There is an art and a science of sorts in telling a Bible story to kids or teens. The art includes the techniques a master storyteller might use to engage young people in a story. The science part of telling a Bible story is understanding the cultural aspects of a story that will get students stuck. When a young person hears a story for the first time, he or she tries to follow the action and the dialogue in the story. When something unfamiliar is introduced in the story, the young person can no longer picture what is happening in his or her imagination. The brain scrambles to fill in the blank in the mental picture. Left struggling too long and the mind either substitutes a familiar, but inaccurate item or gives up and starts thinking about something else.
Neither of those options is ideal if we want young people to learn important lessons from these Bible stories. Unfortunately, we often tell these stories from our adult perspectives. We have forgotten at their age, we didn’t know much of what we know now. A story that seems simple and easy to understand to us can lose a child or teen in about thirty seconds.
Thankfully, there is a way to remind yourself of the things in the story that may need more explanation, photos, experiences or other elements to help your students better understand them. Asking yourself these seven questions can help you find those things that will distract your Bible students from learning important lessons.

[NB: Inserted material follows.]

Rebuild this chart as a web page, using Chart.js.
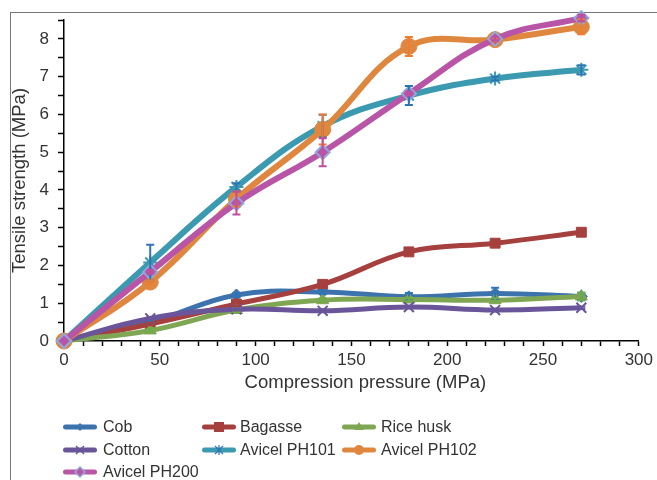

- What things in this Bible story have my students probably never seen? If you are teaching five year olds in Greece, they have probably seen an olive growing on an olive tree. A five year old in Chicago may never have seen an olive tree or even an olive.

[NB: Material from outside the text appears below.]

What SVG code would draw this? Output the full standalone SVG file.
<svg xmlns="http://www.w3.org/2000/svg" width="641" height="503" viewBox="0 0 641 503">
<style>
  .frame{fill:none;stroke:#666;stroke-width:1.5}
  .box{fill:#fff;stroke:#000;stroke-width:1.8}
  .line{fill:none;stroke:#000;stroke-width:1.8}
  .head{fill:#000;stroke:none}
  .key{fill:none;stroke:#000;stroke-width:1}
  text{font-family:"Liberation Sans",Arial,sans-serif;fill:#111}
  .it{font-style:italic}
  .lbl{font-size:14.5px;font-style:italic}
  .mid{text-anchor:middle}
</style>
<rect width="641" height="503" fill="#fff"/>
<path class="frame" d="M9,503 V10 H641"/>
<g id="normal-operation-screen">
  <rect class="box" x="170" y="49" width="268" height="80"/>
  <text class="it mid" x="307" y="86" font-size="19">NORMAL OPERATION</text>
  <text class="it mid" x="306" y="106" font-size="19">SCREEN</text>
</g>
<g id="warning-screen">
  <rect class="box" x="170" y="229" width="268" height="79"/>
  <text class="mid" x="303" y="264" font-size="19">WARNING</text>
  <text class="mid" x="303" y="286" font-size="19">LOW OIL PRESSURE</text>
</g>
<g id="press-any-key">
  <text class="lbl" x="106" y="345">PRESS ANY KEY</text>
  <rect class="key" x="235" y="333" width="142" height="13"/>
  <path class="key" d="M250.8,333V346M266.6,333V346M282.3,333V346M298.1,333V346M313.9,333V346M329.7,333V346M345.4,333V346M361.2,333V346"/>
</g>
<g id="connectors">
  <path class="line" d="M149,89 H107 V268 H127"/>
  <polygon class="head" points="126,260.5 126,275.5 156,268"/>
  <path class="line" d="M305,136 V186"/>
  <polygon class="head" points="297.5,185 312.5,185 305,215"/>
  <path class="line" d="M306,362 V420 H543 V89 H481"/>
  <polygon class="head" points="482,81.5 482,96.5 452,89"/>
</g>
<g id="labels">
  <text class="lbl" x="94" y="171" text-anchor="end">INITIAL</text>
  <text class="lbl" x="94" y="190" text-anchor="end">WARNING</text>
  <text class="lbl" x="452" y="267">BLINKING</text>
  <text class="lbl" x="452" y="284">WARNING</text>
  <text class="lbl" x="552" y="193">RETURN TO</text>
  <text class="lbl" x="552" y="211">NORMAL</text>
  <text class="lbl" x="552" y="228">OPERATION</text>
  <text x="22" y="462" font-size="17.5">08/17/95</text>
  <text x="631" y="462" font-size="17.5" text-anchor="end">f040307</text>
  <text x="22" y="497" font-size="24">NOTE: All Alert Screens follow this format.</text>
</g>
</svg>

- How would things in the Bible story be done today? Dorcas would use a sewing machine today. In real life, she had to sew all of those clothes by hand! The difference may not stump your students, but Dorcas had to put a lot more time and effort into sewing clothes by hand than if she had a machine to help. It makes her servant heart even more interesting and compelling.
- What wasn’t in the story that would be in it today? When people travel in the Bible from place to place, it’s easy for your Bible students to assume they hopped in a car or airplane. Knowing they often walked those long distances over many days adds another element to stories like Mary and Joseph having to double back to Jerusalem to look for Jesus after walking for several days before they realized he was missing!
- What haven’t my students experienced? A wedding or a feast in Bible times was different from those things today. Young children may not have even gone to a modern wedding yet. A lack of experiences can really make stories confusing. Wedding parables without an experience of going to a wedding, much less an ancient wedding, render the parables featuring them almost meaningless and definitely confusing.
- Do my students know who everyone in the story is? Sure, Abraham is a familiar person to adult Christians, but to a teen attending church for the first time, he is a stranger with no context. Even secular historical figures like Pharaoh and Caesar may be familiar to teens, but not to kids in elementary school.
- Are there unfamiliar historical or geographical references in the story? Exposure to history and geography can vary by school system as well as age. Don’t assume your Bible students know about the Roman Empire or where Egypt is.
- Are there new vocabulary words in the story? This one is tricky. Many kids raised in a Christian home can give you an accurate definition of a religious word and still have absolutely no idea what it means. Having them define it in their own words or give other examples can help. Don’t forget there are also a few words sprinkled in some versions of the Bible from Hebrew, Greek and Aramaic as well as words for items not in regular use today like shofar or menorah that will need explaining.
Taking the time to ask yourself these seven questions as you prepare to tell a Bible story can mean your students don’t get lost in the details, but are able to understand not only the story, but also what God wants them to learn from it. It’s worth taking the extra time and effort to do it every time.